Charlie is currently on government service leave from the Institute for International Law and Human Rights. In the past, he served as President and CEO of Citizens for Global Solutions; Deputy Executive Director for Action at Amnesty International USA; Chief of Staff and Director of the Office of Strategic Planning and External Affairs in the Bureau of Democracy, Human Rights and Labor in the U.S. Department of State; and in a variety of roles at Freedom House.
During his time at the State Department, Charlie also served as spokesperson for U.S. Delegations to the Rome Conference on the Establishment of the International Criminal Court, the United Nations Commission on Human Rights, and the Warsaw Ministerial Meeting of the Community of Democracies. He has served on NGO delegations to the Santiago Ministerial of the Community of Democracies, the UN Commission on Human Rights, and the World Conference on Human Rights.

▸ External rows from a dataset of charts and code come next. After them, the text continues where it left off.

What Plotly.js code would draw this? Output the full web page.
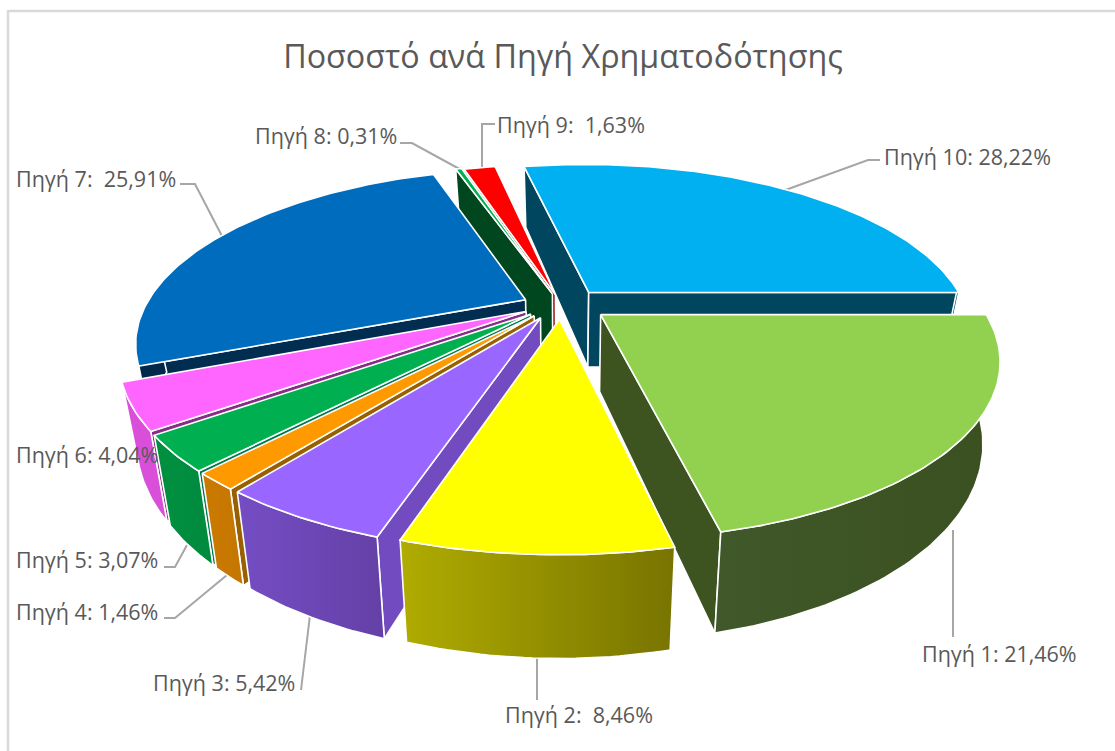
<!DOCTYPE html>
<html><head><meta charset="utf-8">
<script src="https://cdn.plot.ly/plotly-3.0.1.min.js"></script>
<style>html,body{margin:0;padding:0;background:#fff}#c{width:1115px;height:751px}</style></head>
<body><div id="c"></div>
<script>
const sources=["Πηγή 1","Πηγή 2","Πηγή 3","Πηγή 4","Πηγή 5","Πηγή 6","Πηγή 7","Πηγή 8","Πηγή 9","Πηγή 10"];
const shares=[21.46,8.46,5.42,1.46,3.07,4.04,25.91,0.31,1.63,28.22];
const valueTexts=["21,46%"," 8,46%","5,42%","1,46%","3,07%","4,04%"," 25,91%","0,31%"," 1,63%","28,22%"];
const topColors=["#92D050","#FFFF00","#9966FF","#FF9900","#00B050","#FF66FF","#006CBD","#00B050","#FF0000","#00B0F0"];
const rimFrom=["#40582A","#B0AC00","#754DC4","#CC7A00","#009040","#D94FD9","#00284A","#00461F","#8A0000","#00465F"];
const rimTo=["#3B5020","#787400","#6440A6","#C47600","#008A3E","#D94FD9","#00284A","#00461F","#8A0000","#00465F"];
const sideColors=["#3D5421","#8C8A10","#724BC0","#996000","#007A50","#862E86","#002D50","#00461F","#8A0000","#00465F"];
const shiftX=[16,4,0,0,0,0,0,6,7,10];
const shiftY=[1,0,0,0,0,0,2,4,5,0];
const radius=[0.98,1,1,1,1,1,0.98,1,1,0.97];
const labelX=[920,503,151,14,14,14,14,253,495,882];
const labelY=[653,714,682,611,559,454,178,135,124,156];
const leaders=[[[953,530],[953,637]],[[537,655],[537,700]],[[310,615],[301,690]],[[227,575],[175,618],[164,618]],[[187,545],[175,567],[164,567]],[],[[223,238],[195,184],[180,184]],[[465,172],[412,143],[400,143]],[[482,170],[482,124],[495,124]],[[780,192],[868,160],[880,160]]];
const firstAngle=90;
const cx=557,cy=304,R=388,Ry=168.5,k=0.2455,ex=0.09,D=76,shrink=0.96;
const total=shares.reduce((a,b)=>a+b,0),rad=Math.PI/180;
function proj(s,a,r,low){
  const X=ex*Math.sin(s.bis)+r*radius[s.i]*Math.sin(a),Y=-ex*Math.cos(s.bis)-r*radius[s.i]*Math.cos(a),w=1/(1-k*Y);
  let x=cx+R*X*w,y=cy+Ry*Y*w;
  if(low){x=cx+(x-cx)*shrink;y+=D*w;}
  return [x+shiftX[s.i],y+shiftY[s.i]];
}
let start=firstAngle;
const slices=shares.map((v,i)=>{const span=v/total*360,s={i,a0:start*rad,a1:(start+span)*rad,bis:(start+span/2)*rad};start+=span;return s;});
function poly(pts,color,extra){
  return Object.assign({type:"scatter",mode:"lines",x:pts.map(p=>p[0]),y:pts.map(p=>p[1]),fill:"toself",fillcolor:color,line:{color:"#fff",width:1.6},hoverinfo:"skip"},extra||{});
}
function area(p){let s=0;p.forEach((q,i)=>{const n=p[(i+1)%p.length];s+=q[0]*n[1]-n[0]*q[1];});return s;}
const traces=[];
leaders.forEach(l=>{if(l.length)traces.push({type:"scatter",mode:"lines",x:l.map(p=>p[0]),y:l.map(p=>p[1]),line:{color:"#A6A6A6",width:2},hoverinfo:"skip"});});
slices.slice().sort((p,q)=>Math.cos(q.bis)-Math.cos(p.bis)).forEach(s=>{
  const arc=[],n=Math.max(2,Math.ceil((s.a1-s.a0)/rad));
  for(let j=0;j<=n;j++)arc.push(s.a0+(s.a1-s.a0)*j/n);
  const topRim=arc.map(a=>proj(s,a,1,false));
  const apex=proj(s,0,0,false),apexLow=proj(s,0,0,true);
  [[s.a0,1],[s.a1,-1]].forEach(([a,sign])=>{
    const wall=[apex,proj(s,a,1,false),proj(s,a,1,true),apexLow];
    if(area(wall)*sign<0)traces.push(poly(wall.concat([apex]),sideColors[s.i]));
  });
  const front=arc.filter(a=>Math.cos(a)<0.03);
  if(front.length>1){
    const up=front.map(a=>proj(s,a,1,false)),lo=front.map(a=>proj(s,a,1,true)).reverse();
    const rim=up.concat(lo,[up[0]]),xs=rim.map(p=>p[0]);
    traces.push(poly(rim,rimFrom[s.i],{fillgradient:{type:"horizontal",start:Math.min(...xs),stop:Math.max(...xs),colorscale:[[0,rimFrom[s.i]],[1,rimTo[s.i]]]}}));
  }
  traces.push(poly([apex].concat(topRim,[apex]),topColors[s.i]));
});
const annotations=sources.map((n,i)=>({xref:"x",yref:"y",x:labelX[i],y:labelY[i],xanchor:"left",yanchor:"middle",showarrow:false,text:n+": "+valueTexts[i],font:{family:"Open Sans, sans-serif",size:21.5,color:"#595959"}}));
const layout={width:1115,height:751,margin:{l:0,r:0,t:0,b:0},paper_bgcolor:"#fff",plot_bgcolor:"#fff",showlegend:false,hovermode:false,
  title:{text:"Ποσοστό ανά Πηγή Χρηματοδότησης",x:563/1115,xanchor:"center",y:1-57/751,yanchor:"middle",font:{family:"Open Sans, sans-serif",size:32.3,color:"#595959"}},
  xaxis:{range:[0,1115],visible:false,fixedrange:true},yaxis:{range:[751,0],visible:false,fixedrange:true},
  annotations,
  shapes:[{type:"line",xref:"x",yref:"y",x0:8,x1:8,y0:10,y1:751,line:{color:"#D9D9D9",width:2.5}},{type:"line",xref:"x",yref:"y",x0:8,x1:1115,y0:11,y1:11,line:{color:"#D9D9D9",width:2.5}}]};
Plotly.newPlot("c",traces,layout,{displayModeBar:false,staticPlot:true});
</script></body></html>
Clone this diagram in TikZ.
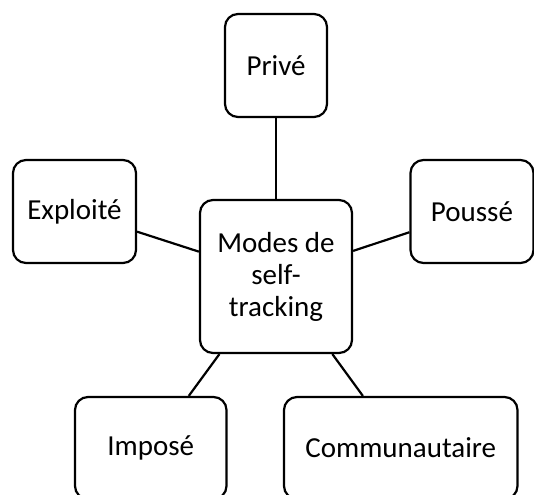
\documentclass[tikz,border=0pt]{standalone}
\usepackage{fontspec}
\setmainfont{Carlito}
\begin{document}
\begin{tikzpicture}[x=1pt,y=-1pt,
  box/.style={draw, line width=2.2pt, rounded corners=13pt, align=center,
    inner sep=0pt, font=\fontsize{29}{32}\selectfont},
  link/.style={line width=2.2pt}]
\useasboundingbox (0,0) rectangle (534,494);
\node[box, minimum width=102pt, minimum height=103pt] (prive) at (276,65.5) {Privé};
\node[box, minimum width=123pt, minimum height=103pt] (exploite) at (74.5,211.5) {Exploité};
\node[box, minimum width=123pt, minimum height=103pt] (pousse) at (472,211.5) {Poussé};
\node[box, minimum width=152pt, minimum height=153pt] (center) at (276,276.5) {Modes de\\self-\\tracking};
\node[box, minimum width=151.5pt, minimum height=102pt] (impose) at (150.75,448) {Imposé};
\node[box, minimum width=233.5pt, minimum height=102pt] (commu) at (400.75,448) {Communautaire};
\draw[link] (center) -- (prive);
\draw[link] (center) -- (exploite);
\draw[link] (center) -- (pousse);
\draw[link] (center) -- (impose);
\draw[link] (center) -- (commu);
\end{tikzpicture}
\end{document}
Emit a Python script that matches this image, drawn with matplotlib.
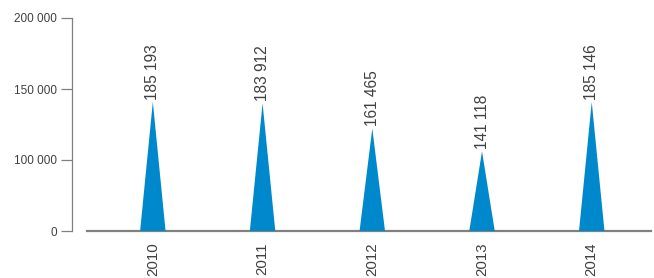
import matplotlib
matplotlib.use("Agg")
import matplotlib.pyplot as plt
import numpy as np
from matplotlib.ticker import FuncFormatter

# data
years = ["2010", "2011", "2012", "2013", "2014"]
values = [185193, 183912, 161465, 141118, 185146]
y_ticks = [0, 100000, 150000, 200000]
# the spikes in the original rise from a raised floor on their own scale
spike_floor = 70000
spike_span = 190000

blue = "#0088cc"
grey = "#808080"
text_col = "#404040"
plt.rcParams["font.family"] = ["Liberation Sans", "DejaVu Sans"]


def spaced(v, pos=None):
    return f"{int(round(v)):,}".replace(",", " ")


# y axis of the original: 0-100 000 squeezed into the same step as 50 000
def fwd(v):
    v = np.asarray(v, dtype=float)
    return np.where(v <= 100000, v / 100000, 1 + (v - 100000) / 50000)


def inv(p):
    p = np.asarray(p, dtype=float)
    return np.where(p <= 1, p * 100000, 100000 + (p - 1) * 50000)


fig = plt.figure(figsize=(6.54, 2.78), dpi=100)
ax = fig.add_axes([87 / 654, 1 - 231 / 278, (651 - 87) / 654, (231 - 18) / 278])
x = list(range(len(years)))

ax.set_yscale("function", functions=(fwd, inv))
ax.set_xlim(-0.6, 4.54)
ax.set_ylim(0, 200000)
ax.set_yticks(y_ticks)
ax.yaxis.set_major_formatter(FuncFormatter(spaced))
ax.yaxis.set_minor_locator(plt.NullLocator())
ax.set_xticks(x)
ax.set_xticklabels(years, rotation=90, fontsize=10.8, color=text_col, va="top")

for s in ["top", "right"]:
    ax.spines[s].set_visible(False)
ax.spines["left"].set_position(("outward", 10.8))
ax.spines["left"].set_color(grey)
ax.spines["left"].set_linewidth(0.9)
ax.spines["bottom"].set_color(grey)
ax.spines["bottom"].set_linewidth(1.6)
ax.tick_params(axis="y", length=8, width=0.9, color=grey, pad=3,
               labelsize=8.5, labelcolor=text_col)
ax.tick_params(axis="x", length=0, pad=8)

# spikes on a hidden twin axis
ax2 = ax.twinx()
ax2.set_ylim(spike_floor, spike_floor + spike_span)
ax2.axis("off")
hw = 0.116
for i, v in zip(x, values):
    ax2.fill([i - hw, i, i + hw], [spike_floor, v, spike_floor], color=blue, lw=0)
    ax2.annotate(spaced(v), (i, v), xytext=(0, 1.5), textcoords="offset points",
                 rotation=90, ha="center", va="bottom", fontsize=11.2, color=text_col)

fig.savefig("out.png", dpi=100)
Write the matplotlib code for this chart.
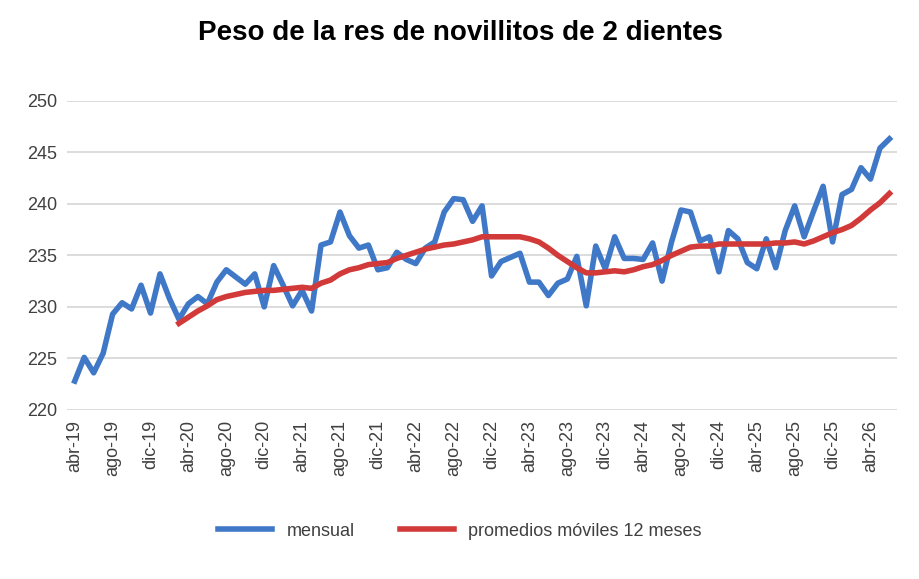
import matplotlib.pyplot as plt
import pandas as pd

plt.rcParams['font.family'] = ['Liberation Sans', 'DejaVu Sans']

mensual = [222.8, 225.1, 223.6, 225.5, 229.3, 230.4, 229.8, 232.1, 229.4, 233.2,
           230.8, 228.8, 230.3, 231.0, 230.3, 232.4, 233.6, 232.9, 232.2, 233.2,
           230.0, 234.0, 232.1, 230.1, 231.6, 229.6, 236.0, 236.3, 239.2, 236.9,
           235.7, 236.0, 233.6, 233.8, 235.3, 234.6, 234.2, 235.7, 236.3, 239.2,
           240.5, 240.4, 238.3, 239.8, 233.0, 234.4, 234.8, 235.2, 232.4, 232.4,
           231.1, 232.3, 232.7, 234.9, 230.1, 235.9, 233.7, 236.8, 234.7, 234.7,
           234.6, 236.2, 232.5, 236.3, 239.4, 239.2, 236.4, 236.8, 233.4, 237.4,
           236.6, 234.3, 233.7, 236.6, 233.8, 237.4, 239.8, 236.8, 239.3, 241.7,
           236.3, 240.9, 241.4, 243.5, 242.4, 245.4, 246.3]

# promedio movil 12 meses, desde el mes 12
promedio = [None] * 11 + [
    228.4, 229.0, 229.6, 230.1, 230.7, 231.0, 231.2, 231.4, 231.5, 231.6,
    231.6, 231.7, 231.8, 231.9, 231.8, 232.3, 232.6, 233.2, 233.6, 233.8,
    234.1, 234.2, 234.3, 234.7, 235.0, 235.3, 235.6, 235.8, 236.0, 236.1,
    236.3, 236.5, 236.8, 236.8, 236.8, 236.8, 236.8, 236.6, 236.3, 235.7,
    235.0, 234.4, 233.8, 233.3, 233.3, 233.4, 233.5, 233.4, 233.6, 233.9,
    234.1, 234.5, 235.0, 235.4, 235.8, 235.9, 235.9, 236.1, 236.1, 236.1,
    236.1, 236.1, 236.1, 236.2, 236.2, 236.3, 236.1, 236.4, 236.8, 237.2,
    237.5, 237.9, 238.6, 239.4, 240.1, 241.0]

meses = ['ene', 'feb', 'mar', 'abr', 'may', 'jun', 'jul', 'ago', 'sep', 'oct', 'nov', 'dic']
etiquetas = []
for i in range(len(mensual)):
    m = 3 + i
    etiquetas.append(f"{meses[m % 12]}-{19 + m // 12}")

x = list(range(len(mensual)))
prom = pd.Series(promedio, dtype=float)

fig, ax = plt.subplots(figsize=(9.2, 5.79), dpi=100)
fig.subplots_adjust(left=0.073, right=0.975, top=0.826, bottom=0.292)

ax.plot(x, mensual, color='#4078c8', linewidth=4, label='mensual', solid_joinstyle='round')
ax.plot(x, prom, color='#d23a3a', linewidth=4, label='promedios móviles 12 meses')

ax.set_ylim(220, 250)
ax.set_yticks(range(220, 251, 5))
ax.set_xlim(-0.8, len(mensual) - 0.2)
ax.set_xticks(x[::4])
ax.set_xticklabels(etiquetas[::4], rotation=90)
ax.tick_params(axis='both', length=0, labelsize=13, colors='#404040', pad=7)
ax.grid(axis='y', color='#d9d9d9', linewidth=1.3)
ax.set_axisbelow(True)
for s in ax.spines.values():
    s.set_visible(False)

fig.suptitle('Peso de la res de novillitos de 2 dientes', fontsize=20, fontweight='bold', y=0.965)
fig.legend(loc='lower center', ncol=2, frameon=False, fontsize=13, bbox_to_anchor=(0.5, 0.04),
           handlelength=3, labelcolor='#404040', columnspacing=2.5)

fig.savefig('out.png')
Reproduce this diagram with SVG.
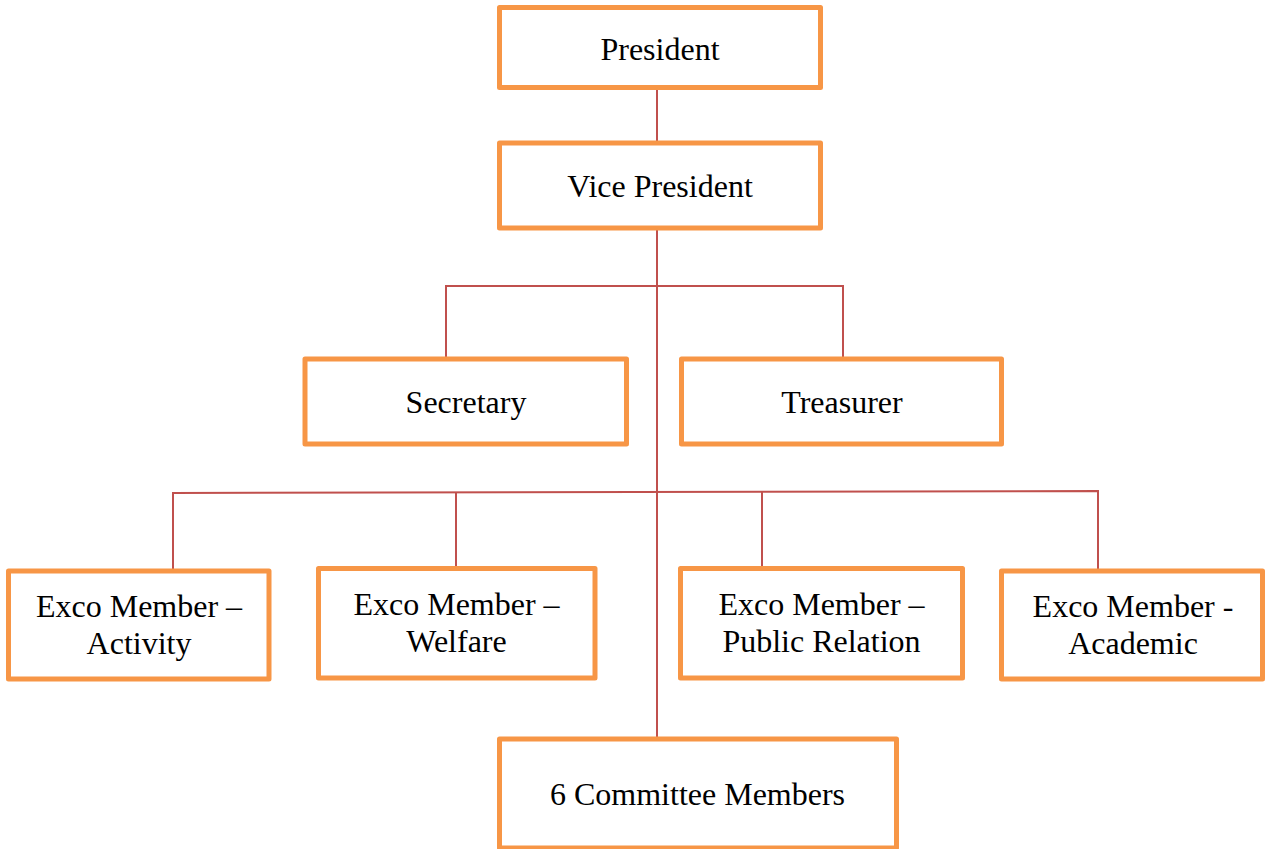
<svg xmlns="http://www.w3.org/2000/svg" width="1265" height="849" viewBox="0 0 1265 849">
<style>
.box{fill:#fff;stroke:#F79646;stroke-width:5;stroke-linejoin:round}
.lbl{font-family:"Liberation Serif","Times New Roman",serif;font-size:32px;fill:#000;text-anchor:middle}
.con{fill:none;stroke:#C0504D;stroke-width:2}
</style>
<rect width="1265" height="849" fill="#fff"/>
<g id="connectors">
<line class="con" x1="657" y1="90" x2="657" y2="143"/>
<line class="con" x1="657" y1="230" x2="657" y2="738"/>
<polyline class="con" points="446,357 446,286 843,286 843,357"/>
<polyline class="con" points="173,570 173,493 1098,491 1098,570"/>
<line class="con" x1="456" y1="492.5" x2="456" y2="566"/>
<line class="con" x1="762" y1="491.5" x2="762" y2="566"/>
</g>
<g id="president"><rect class="box" x="499.5" y="7.5" width="321" height="80"/><text class="lbl" x="660" y="60">President</text></g>
<g id="vice-president"><rect class="box" x="499.5" y="143" width="321" height="85"/><text class="lbl" x="660" y="197">Vice President</text></g>
<g id="secretary"><rect class="box" x="305" y="359" width="321.5" height="85"/><text class="lbl" x="466" y="413">Secretary</text></g>
<g id="treasurer"><rect class="box" x="681.5" y="359" width="320" height="85"/><text class="lbl" x="842" y="413">Treasurer</text></g>
<g id="exco-activity"><rect class="box" x="8.5" y="571" width="260.5" height="108"/><text class="lbl" x="139" y="617">Exco Member –</text><text class="lbl" x="139" y="654">Activity</text></g>
<g id="exco-welfare"><rect class="box" x="318.5" y="568.5" width="276.5" height="109.5"/><text class="lbl" x="456.5" y="615">Exco Member –</text><text class="lbl" x="456.5" y="652">Welfare</text></g>
<g id="exco-public-relation"><rect class="box" x="680.5" y="568.5" width="282" height="109.5"/><text class="lbl" x="821.5" y="615">Exco Member –</text><text class="lbl" x="821.5" y="652">Public Relation</text></g>
<g id="exco-academic"><rect class="box" x="1001.5" y="571" width="261" height="108"/><text class="lbl" x="1133" y="617">Exco Member -</text><text class="lbl" x="1133" y="654">Academic</text></g>
<g id="committee"><rect class="box" x="499.5" y="739" width="397" height="109"/><text class="lbl" x="697.5" y="805">6 Committee Members</text></g>
</svg>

In 2004, Charlie served as co-director of the human rights, democracy, and development policy team for the Kerry-Edwards campaign. In 2008, he served as an unpaid policy advisor to the Obama campaign. He is co-author of The Politics of Psychiatry in Revolutionary Cuba (1991), and co-editor of Judges and Journalists in Transitional Democracies (1997), as well as numerous articles, opinion pieces, and blog posts. He is married (to a lovely woman he met on his own, thank you very much), and has two daughters.